Directive:
Give the count of lines holding the string "that" and nothing else.

Records excerpted from a collection:
■ ■ ■

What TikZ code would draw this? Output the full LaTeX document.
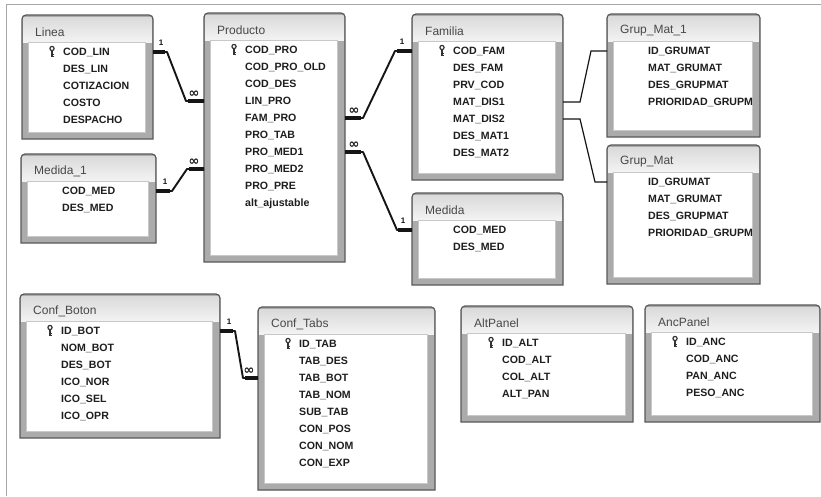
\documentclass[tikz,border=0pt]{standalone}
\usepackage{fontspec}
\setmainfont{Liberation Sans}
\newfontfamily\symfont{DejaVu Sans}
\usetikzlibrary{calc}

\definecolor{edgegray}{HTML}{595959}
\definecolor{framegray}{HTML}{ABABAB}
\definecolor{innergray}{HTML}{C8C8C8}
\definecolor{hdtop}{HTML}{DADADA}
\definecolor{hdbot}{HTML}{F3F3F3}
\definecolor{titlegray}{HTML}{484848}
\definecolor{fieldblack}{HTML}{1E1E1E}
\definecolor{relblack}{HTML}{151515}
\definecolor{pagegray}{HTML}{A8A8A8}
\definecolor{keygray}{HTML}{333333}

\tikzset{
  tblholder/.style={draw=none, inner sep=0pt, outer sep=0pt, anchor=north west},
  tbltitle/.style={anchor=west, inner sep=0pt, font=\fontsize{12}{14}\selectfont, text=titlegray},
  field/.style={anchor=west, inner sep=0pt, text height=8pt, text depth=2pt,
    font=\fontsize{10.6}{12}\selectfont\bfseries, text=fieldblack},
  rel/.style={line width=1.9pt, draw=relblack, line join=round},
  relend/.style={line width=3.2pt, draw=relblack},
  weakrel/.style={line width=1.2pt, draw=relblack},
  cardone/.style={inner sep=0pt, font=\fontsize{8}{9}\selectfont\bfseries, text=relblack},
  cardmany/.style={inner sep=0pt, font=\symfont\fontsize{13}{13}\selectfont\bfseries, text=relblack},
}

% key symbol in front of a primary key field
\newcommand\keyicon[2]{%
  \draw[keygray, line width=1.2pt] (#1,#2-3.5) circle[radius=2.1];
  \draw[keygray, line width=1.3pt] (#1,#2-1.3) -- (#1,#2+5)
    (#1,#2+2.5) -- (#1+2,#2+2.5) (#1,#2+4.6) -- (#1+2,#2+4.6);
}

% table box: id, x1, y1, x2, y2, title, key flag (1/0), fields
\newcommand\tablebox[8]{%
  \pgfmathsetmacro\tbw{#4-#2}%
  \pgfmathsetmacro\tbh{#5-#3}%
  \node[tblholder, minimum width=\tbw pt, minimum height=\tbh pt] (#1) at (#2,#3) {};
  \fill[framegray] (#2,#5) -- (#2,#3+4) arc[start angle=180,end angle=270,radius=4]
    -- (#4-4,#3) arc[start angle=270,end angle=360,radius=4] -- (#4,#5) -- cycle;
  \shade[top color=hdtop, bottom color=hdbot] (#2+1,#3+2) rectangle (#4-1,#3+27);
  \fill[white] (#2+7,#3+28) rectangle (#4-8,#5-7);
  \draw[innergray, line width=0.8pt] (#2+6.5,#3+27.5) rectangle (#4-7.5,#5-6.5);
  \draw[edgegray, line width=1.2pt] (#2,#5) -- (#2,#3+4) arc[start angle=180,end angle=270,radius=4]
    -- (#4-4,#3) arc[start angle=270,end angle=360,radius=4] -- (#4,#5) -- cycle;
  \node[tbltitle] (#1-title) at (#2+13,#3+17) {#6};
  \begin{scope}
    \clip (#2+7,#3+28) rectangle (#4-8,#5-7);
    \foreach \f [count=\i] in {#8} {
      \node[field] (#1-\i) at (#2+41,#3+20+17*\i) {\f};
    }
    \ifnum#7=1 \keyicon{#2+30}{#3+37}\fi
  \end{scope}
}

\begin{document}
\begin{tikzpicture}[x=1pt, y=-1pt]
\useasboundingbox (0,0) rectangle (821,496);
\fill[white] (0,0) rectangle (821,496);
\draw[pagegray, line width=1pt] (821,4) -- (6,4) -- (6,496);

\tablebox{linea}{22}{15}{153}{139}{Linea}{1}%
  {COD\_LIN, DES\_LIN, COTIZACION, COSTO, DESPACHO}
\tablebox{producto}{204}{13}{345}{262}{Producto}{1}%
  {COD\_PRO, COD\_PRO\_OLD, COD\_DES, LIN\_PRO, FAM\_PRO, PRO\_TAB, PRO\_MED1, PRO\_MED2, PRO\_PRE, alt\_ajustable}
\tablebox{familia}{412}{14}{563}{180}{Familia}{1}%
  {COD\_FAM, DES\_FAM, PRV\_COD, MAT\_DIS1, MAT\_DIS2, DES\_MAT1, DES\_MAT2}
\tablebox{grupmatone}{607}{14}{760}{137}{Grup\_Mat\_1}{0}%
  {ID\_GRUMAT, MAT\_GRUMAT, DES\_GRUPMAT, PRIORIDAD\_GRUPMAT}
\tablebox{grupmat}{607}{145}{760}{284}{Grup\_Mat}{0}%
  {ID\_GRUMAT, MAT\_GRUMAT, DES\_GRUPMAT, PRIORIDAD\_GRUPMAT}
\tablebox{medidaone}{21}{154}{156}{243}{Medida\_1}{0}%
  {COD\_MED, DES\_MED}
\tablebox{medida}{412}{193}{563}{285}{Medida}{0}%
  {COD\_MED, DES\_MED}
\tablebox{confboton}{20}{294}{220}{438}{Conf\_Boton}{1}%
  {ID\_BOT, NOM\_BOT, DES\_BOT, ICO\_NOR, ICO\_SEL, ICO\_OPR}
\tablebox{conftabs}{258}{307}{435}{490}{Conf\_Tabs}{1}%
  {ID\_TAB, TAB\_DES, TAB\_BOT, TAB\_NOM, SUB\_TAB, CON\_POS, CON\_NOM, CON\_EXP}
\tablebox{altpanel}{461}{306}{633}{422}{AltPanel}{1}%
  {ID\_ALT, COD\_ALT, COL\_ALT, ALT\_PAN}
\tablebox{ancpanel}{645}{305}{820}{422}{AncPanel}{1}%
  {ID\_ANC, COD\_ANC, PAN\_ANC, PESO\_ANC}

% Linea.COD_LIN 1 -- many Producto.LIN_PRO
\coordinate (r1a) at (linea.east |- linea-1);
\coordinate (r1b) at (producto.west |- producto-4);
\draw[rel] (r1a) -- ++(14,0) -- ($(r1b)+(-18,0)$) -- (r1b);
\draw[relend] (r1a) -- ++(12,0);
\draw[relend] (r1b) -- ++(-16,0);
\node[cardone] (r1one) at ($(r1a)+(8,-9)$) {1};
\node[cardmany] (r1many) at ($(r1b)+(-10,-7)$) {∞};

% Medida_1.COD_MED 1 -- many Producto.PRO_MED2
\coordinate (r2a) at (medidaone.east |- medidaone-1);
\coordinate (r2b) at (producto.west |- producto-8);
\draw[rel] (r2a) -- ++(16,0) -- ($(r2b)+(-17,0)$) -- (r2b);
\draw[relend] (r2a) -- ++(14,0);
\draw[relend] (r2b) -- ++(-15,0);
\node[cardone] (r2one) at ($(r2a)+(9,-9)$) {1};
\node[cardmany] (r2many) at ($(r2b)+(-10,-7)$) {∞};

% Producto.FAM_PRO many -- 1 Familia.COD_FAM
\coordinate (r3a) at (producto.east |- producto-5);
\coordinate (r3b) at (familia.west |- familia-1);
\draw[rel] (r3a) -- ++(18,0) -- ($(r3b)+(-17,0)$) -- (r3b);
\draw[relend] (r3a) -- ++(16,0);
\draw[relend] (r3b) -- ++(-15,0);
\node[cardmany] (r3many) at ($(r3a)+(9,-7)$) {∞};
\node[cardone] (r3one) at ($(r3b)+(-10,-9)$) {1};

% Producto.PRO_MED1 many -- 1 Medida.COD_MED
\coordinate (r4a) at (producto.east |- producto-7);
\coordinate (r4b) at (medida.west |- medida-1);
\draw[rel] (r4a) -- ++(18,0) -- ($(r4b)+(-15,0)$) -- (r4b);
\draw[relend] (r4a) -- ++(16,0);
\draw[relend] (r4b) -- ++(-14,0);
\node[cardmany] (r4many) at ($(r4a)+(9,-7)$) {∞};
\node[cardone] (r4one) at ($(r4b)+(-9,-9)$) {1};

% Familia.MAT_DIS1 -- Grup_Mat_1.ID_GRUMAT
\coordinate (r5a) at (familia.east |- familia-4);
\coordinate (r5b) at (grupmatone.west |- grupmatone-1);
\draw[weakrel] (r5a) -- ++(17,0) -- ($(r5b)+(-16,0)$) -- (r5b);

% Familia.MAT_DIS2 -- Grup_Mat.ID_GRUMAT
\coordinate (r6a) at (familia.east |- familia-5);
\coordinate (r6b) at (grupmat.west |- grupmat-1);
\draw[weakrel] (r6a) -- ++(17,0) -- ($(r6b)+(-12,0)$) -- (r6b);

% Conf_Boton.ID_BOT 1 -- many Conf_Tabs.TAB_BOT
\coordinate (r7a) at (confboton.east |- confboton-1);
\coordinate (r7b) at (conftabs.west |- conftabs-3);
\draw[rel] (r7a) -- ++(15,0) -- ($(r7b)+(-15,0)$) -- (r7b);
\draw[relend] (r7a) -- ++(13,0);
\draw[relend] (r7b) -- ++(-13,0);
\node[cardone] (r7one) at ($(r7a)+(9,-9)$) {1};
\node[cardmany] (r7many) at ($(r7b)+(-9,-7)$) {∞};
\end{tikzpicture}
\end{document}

■ ■ ■

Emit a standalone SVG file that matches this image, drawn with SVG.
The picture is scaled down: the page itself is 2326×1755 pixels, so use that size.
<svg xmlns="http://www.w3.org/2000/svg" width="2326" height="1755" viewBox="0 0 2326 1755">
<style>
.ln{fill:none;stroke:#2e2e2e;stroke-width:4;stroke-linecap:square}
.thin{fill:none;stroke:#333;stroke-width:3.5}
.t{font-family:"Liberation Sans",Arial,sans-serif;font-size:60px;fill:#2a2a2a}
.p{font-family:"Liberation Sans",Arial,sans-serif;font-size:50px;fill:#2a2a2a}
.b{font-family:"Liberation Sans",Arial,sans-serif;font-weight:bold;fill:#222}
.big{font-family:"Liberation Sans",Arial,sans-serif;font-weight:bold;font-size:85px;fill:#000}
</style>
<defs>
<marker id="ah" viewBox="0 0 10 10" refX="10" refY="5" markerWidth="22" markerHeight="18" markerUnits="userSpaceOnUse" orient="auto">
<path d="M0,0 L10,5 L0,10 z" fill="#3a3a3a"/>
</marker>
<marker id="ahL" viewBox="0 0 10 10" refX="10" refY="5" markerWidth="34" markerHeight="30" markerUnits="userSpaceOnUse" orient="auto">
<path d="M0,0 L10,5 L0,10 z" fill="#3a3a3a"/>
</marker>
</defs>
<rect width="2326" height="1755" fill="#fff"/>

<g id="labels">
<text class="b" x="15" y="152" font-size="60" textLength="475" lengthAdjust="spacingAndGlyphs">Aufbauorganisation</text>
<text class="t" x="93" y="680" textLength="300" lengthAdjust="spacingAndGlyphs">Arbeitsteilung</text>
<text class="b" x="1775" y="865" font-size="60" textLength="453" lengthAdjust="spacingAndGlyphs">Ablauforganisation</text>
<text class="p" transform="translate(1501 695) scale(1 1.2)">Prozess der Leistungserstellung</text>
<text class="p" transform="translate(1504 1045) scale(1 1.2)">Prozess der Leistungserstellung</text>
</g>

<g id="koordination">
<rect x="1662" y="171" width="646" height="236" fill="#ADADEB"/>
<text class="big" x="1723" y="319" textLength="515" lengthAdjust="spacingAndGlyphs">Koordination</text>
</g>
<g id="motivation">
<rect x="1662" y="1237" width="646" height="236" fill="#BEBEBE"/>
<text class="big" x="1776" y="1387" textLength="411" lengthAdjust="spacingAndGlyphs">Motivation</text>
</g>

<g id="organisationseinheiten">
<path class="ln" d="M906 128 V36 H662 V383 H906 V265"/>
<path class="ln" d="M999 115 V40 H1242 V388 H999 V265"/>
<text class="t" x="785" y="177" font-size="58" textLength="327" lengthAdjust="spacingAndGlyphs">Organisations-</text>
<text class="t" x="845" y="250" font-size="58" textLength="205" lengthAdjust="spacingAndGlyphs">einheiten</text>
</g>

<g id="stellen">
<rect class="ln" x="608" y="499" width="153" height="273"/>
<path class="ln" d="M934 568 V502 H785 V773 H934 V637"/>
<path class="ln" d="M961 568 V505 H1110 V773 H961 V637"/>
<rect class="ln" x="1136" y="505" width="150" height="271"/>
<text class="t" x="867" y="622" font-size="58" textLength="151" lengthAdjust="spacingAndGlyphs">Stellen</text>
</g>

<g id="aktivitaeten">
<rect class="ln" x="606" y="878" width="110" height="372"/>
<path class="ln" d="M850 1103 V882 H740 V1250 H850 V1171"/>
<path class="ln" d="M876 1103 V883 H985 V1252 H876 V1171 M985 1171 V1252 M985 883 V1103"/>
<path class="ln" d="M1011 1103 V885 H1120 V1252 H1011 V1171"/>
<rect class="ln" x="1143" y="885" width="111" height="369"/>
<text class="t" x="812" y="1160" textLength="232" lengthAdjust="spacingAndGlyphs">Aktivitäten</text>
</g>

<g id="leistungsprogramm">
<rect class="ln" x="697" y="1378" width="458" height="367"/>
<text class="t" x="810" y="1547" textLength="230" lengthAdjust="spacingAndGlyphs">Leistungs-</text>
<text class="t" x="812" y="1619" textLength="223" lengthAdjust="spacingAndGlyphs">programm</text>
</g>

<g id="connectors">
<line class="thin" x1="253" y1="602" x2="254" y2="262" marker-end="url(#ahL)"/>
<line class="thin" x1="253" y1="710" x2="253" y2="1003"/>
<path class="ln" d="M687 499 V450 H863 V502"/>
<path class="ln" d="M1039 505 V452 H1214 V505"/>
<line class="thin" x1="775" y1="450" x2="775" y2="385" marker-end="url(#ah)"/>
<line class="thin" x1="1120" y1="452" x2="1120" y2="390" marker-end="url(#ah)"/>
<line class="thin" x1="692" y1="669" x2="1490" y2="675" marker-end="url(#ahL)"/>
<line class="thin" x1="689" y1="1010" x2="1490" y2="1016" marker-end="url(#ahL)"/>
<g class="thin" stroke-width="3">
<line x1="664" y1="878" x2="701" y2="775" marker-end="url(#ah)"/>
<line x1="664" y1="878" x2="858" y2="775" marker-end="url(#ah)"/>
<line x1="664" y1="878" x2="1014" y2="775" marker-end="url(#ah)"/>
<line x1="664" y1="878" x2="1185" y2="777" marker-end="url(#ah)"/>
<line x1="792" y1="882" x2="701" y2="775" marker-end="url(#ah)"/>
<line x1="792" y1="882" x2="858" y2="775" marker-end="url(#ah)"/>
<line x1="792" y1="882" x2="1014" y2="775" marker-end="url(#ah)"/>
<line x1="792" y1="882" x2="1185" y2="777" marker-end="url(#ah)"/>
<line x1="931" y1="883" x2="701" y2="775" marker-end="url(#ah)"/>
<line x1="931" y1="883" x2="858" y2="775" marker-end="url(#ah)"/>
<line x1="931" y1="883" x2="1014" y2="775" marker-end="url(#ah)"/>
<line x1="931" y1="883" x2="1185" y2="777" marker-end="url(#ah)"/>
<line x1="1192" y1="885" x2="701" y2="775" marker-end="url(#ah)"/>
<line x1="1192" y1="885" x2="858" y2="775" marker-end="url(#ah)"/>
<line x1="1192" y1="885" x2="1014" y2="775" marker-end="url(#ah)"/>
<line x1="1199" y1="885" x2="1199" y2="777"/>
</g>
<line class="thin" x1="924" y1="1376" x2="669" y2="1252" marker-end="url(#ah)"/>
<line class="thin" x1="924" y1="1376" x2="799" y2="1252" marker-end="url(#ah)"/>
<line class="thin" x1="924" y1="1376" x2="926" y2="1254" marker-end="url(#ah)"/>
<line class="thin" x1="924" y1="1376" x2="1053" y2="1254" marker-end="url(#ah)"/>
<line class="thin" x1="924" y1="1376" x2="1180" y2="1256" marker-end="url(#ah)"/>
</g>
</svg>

■ ■ ■

Result:
2